Interpose yourself between us and our happiness and buddy, you’re gonna get fragged. We love our fun.
Our founding document promises us the right to the pursuit of happiness. Interpose yourself between us and our happiness and buddy, you’re gonna get fragged. We love our fun.
The greatest of American myths – because it has more than its share of truth to it – is that the U.S. is a country that elevates the individual above the collective. This is true even when the individual doesn’t deserve it, like Florida Man. Here, the governed choose those who govern them, and nobody is truly the boss of anyone else (except financially). Therefore, the movies that both reflect and represent American greatness are the ones that show an American staking out his or her claim as an individual.
It’s a greatness that can be found in Tess, the Staten Island secretary of the comedy Working Girl, who poses as a Wall Street analyst and devises a brilliant idea for a trade. She is exposed and humiliated, but when her patrician boss steals credit for her brilliant merger-and-acquisition idea, Tess turns the tables and gets her boss’ “bony ass” fired.
It can be found in Vito Corleone, the quiet and deep one, who begins crossing to the other side of the law when he finds no other way to support his family. Soon he realizes he will be under the thumb of the self-infatuated and ruthless Don Fanucci, the Black Hand. During a festival in which Fanucci walks the streets like a king, Vito follows him from the rooftops until he descends and does some fragging. Vito is a criminal and a murderer, but he’s also a great American success story, just as The Godfather, Part II is the second-greatest American movie (No. 1 being, of course, The Godfather itself).
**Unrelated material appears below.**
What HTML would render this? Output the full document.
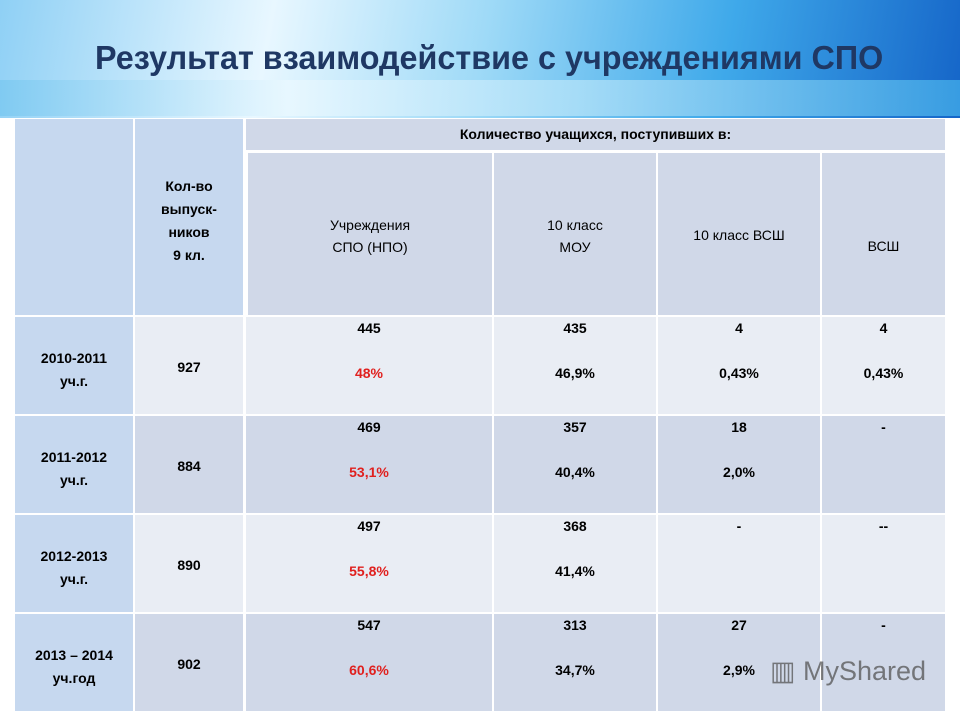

This greatness can also be found in Destry, the sheriff of the greatest of all comedy Westerns, Destry Rides Again. Played by the very exemplar of American greatness himself, James Stewart, Destry is a lawman who arrives in the hilariously named town of Bottleneck and disgusts all present by refusing to wear a gun and speaking in civil and gentle tones. Oh, he knows how to use a gun – it turns out he is a spectacular marksman – but he chooses not to… until he has no choice.
If the Texas of Giant is big and dumb, the Bottleneck of Destry Rides Again is small and quick. It is the very definition of a melting pot—everybody has come there from somewhere else, and quite recently, and the Polish and Yiddish and Irish and Scottish accents fly fast and furious. The thickest belongs to Marlene Dietrich, a chanteuse called Frenchy even though she is, of course, as German as sauerkraut. The folk of Bottleneck may hang out at a place called The Last Chance Saloon, but this place isn’t anybody’s last chance.
It’s the main chance. It’s the great chance. It’s America.